- [PROBLEM DETAILS]:
Print exactly the lines from the first one down to the line containing "(exci) at (324,712)", both ends included, with no pictures and nothing else.

------------------------------------------------------------

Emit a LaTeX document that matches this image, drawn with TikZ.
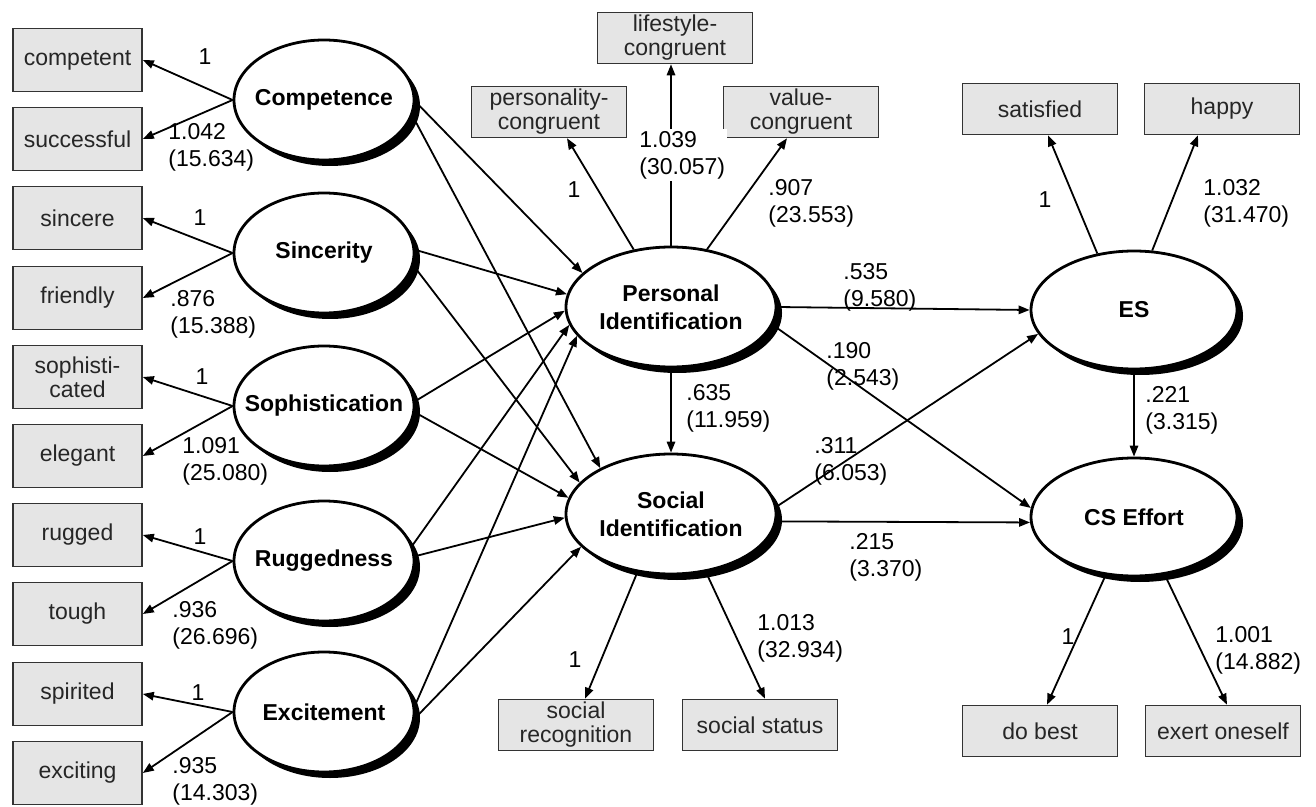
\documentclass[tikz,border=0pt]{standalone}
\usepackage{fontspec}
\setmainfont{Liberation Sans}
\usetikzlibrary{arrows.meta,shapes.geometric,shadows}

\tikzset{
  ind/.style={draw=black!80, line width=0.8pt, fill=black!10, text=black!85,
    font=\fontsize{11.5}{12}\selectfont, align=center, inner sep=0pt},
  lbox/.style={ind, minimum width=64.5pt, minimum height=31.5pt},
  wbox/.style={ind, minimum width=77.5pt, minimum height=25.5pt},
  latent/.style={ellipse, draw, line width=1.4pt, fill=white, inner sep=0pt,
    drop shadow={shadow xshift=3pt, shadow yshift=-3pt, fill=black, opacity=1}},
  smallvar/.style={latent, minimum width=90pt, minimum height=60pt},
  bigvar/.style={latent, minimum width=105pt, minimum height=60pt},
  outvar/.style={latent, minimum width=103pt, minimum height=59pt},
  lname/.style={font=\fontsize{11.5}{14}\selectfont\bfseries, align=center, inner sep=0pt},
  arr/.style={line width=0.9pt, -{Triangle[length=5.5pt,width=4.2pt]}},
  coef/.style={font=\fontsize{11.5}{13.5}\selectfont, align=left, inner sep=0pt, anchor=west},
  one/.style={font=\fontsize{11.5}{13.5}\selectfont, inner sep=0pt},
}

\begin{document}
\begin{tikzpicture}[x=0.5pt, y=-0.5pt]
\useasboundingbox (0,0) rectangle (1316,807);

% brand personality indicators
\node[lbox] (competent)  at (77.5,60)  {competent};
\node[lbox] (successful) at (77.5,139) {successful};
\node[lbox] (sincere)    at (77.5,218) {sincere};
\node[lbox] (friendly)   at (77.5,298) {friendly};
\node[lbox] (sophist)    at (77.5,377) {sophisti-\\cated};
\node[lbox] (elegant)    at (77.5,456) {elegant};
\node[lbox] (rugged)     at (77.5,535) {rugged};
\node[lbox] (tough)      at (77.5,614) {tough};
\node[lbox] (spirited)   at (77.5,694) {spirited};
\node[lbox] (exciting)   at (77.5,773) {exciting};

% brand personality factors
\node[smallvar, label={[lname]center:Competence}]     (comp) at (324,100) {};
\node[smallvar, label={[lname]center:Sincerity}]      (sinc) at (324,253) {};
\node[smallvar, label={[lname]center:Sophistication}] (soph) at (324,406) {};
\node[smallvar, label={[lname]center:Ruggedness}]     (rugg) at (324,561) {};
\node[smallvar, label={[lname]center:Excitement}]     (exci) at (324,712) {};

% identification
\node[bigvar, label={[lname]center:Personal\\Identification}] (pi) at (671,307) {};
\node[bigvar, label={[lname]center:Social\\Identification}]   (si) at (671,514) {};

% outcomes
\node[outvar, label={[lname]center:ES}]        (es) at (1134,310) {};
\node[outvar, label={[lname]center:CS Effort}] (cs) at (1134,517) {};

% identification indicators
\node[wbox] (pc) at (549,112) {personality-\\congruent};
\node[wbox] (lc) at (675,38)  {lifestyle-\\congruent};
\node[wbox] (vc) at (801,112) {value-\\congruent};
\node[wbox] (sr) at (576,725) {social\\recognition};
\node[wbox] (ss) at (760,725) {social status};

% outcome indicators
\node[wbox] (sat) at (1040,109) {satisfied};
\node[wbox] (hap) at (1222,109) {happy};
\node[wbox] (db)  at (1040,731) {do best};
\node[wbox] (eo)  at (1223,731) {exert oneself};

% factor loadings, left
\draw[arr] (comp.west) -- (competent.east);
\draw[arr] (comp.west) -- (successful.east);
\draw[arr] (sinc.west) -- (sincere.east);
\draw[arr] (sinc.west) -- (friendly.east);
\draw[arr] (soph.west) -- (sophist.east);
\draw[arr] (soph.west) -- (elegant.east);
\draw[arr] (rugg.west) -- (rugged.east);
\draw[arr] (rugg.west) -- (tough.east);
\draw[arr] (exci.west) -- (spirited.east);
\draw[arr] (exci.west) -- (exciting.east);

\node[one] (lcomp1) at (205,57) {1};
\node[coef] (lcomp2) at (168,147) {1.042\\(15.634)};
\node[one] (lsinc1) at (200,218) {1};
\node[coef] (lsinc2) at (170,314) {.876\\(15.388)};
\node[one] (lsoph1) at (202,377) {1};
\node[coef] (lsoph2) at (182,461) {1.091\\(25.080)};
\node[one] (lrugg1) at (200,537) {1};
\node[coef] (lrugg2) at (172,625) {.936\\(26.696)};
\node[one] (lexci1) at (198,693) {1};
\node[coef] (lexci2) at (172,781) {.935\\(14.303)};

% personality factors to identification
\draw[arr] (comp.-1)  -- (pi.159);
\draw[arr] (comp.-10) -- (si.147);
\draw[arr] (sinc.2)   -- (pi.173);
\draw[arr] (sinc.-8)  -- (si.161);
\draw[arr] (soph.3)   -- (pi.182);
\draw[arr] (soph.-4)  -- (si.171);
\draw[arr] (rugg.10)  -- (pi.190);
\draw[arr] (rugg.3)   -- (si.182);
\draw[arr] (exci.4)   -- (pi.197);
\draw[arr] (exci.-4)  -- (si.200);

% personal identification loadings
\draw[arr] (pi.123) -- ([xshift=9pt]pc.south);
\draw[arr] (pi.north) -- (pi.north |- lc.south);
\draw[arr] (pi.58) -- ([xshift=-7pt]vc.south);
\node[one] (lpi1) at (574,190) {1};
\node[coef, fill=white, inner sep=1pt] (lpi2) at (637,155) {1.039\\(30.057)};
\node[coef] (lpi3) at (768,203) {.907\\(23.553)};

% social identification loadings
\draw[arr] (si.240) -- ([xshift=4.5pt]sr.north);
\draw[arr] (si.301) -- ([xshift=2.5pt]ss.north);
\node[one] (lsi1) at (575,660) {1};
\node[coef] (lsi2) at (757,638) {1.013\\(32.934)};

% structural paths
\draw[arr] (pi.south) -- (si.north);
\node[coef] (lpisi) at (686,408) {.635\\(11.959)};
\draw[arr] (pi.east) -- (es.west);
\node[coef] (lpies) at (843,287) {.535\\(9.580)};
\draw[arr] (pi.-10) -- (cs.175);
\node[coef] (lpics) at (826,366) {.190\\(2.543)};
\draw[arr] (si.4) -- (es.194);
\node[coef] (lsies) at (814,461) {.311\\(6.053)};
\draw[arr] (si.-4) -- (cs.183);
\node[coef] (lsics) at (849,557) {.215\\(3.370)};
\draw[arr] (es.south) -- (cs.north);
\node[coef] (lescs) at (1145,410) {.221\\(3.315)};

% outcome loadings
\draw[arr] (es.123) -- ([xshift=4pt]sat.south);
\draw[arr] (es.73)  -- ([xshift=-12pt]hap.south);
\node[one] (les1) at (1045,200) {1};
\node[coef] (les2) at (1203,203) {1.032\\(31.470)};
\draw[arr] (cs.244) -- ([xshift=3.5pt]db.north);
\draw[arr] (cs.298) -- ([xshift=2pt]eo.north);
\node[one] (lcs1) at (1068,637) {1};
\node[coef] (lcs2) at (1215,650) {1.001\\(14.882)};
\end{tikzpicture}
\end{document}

------------------------------------------------------------

- [ANSWER TO THE PROBLEM]:
Emit a LaTeX document that matches this image, drawn with TikZ.
\documentclass[tikz,border=0pt]{standalone}
\usepackage{fontspec}
\setmainfont{Liberation Sans}
\usetikzlibrary{arrows.meta,shapes.geometric,shadows}

\tikzset{
  ind/.style={draw=black!80, line width=0.8pt, fill=black!10, text=black!85,
    font=\fontsize{11.5}{12}\selectfont, align=center, inner sep=0pt},
  lbox/.style={ind, minimum width=64.5pt, minimum height=31.5pt},
  wbox/.style={ind, minimum width=77.5pt, minimum height=25.5pt},
  latent/.style={ellipse, draw, line width=1.4pt, fill=white, inner sep=0pt,
    drop shadow={shadow xshift=3pt, shadow yshift=-3pt, fill=black, opacity=1}},
  smallvar/.style={latent, minimum width=90pt, minimum height=60pt},
  bigvar/.style={latent, minimum width=105pt, minimum height=60pt},
  outvar/.style={latent, minimum width=103pt, minimum height=59pt},
  lname/.style={font=\fontsize{11.5}{14}\selectfont\bfseries, align=center, inner sep=0pt},
  arr/.style={line width=0.9pt, -{Triangle[length=5.5pt,width=4.2pt]}},
  coef/.style={font=\fontsize{11.5}{13.5}\selectfont, align=left, inner sep=0pt, anchor=west},
  one/.style={font=\fontsize{11.5}{13.5}\selectfont, inner sep=0pt},
}

\begin{document}
\begin{tikzpicture}[x=0.5pt, y=-0.5pt]
\useasboundingbox (0,0) rectangle (1316,807);

% brand personality indicators
\node[lbox] (competent)  at (77.5,60)  {competent};
\node[lbox] (successful) at (77.5,139) {successful};
\node[lbox] (sincere)    at (77.5,218) {sincere};
\node[lbox] (friendly)   at (77.5,298) {friendly};
\node[lbox] (sophist)    at (77.5,377) {sophisti-\\cated};
\node[lbox] (elegant)    at (77.5,456) {elegant};
\node[lbox] (rugged)     at (77.5,535) {rugged};
\node[lbox] (tough)      at (77.5,614) {tough};
\node[lbox] (spirited)   at (77.5,694) {spirited};
\node[lbox] (exciting)   at (77.5,773) {exciting};

% brand personality factors
\node[smallvar, label={[lname]center:Competence}]     (comp) at (324,100) {};
\node[smallvar, label={[lname]center:Sincerity}]      (sinc) at (324,253) {};
\node[smallvar, label={[lname]center:Sophistication}] (soph) at (324,406) {};
\node[smallvar, label={[lname]center:Ruggedness}]     (rugg) at (324,561) {};
\node[smallvar, label={[lname]center:Excitement}]     (exci) at (324,712) {};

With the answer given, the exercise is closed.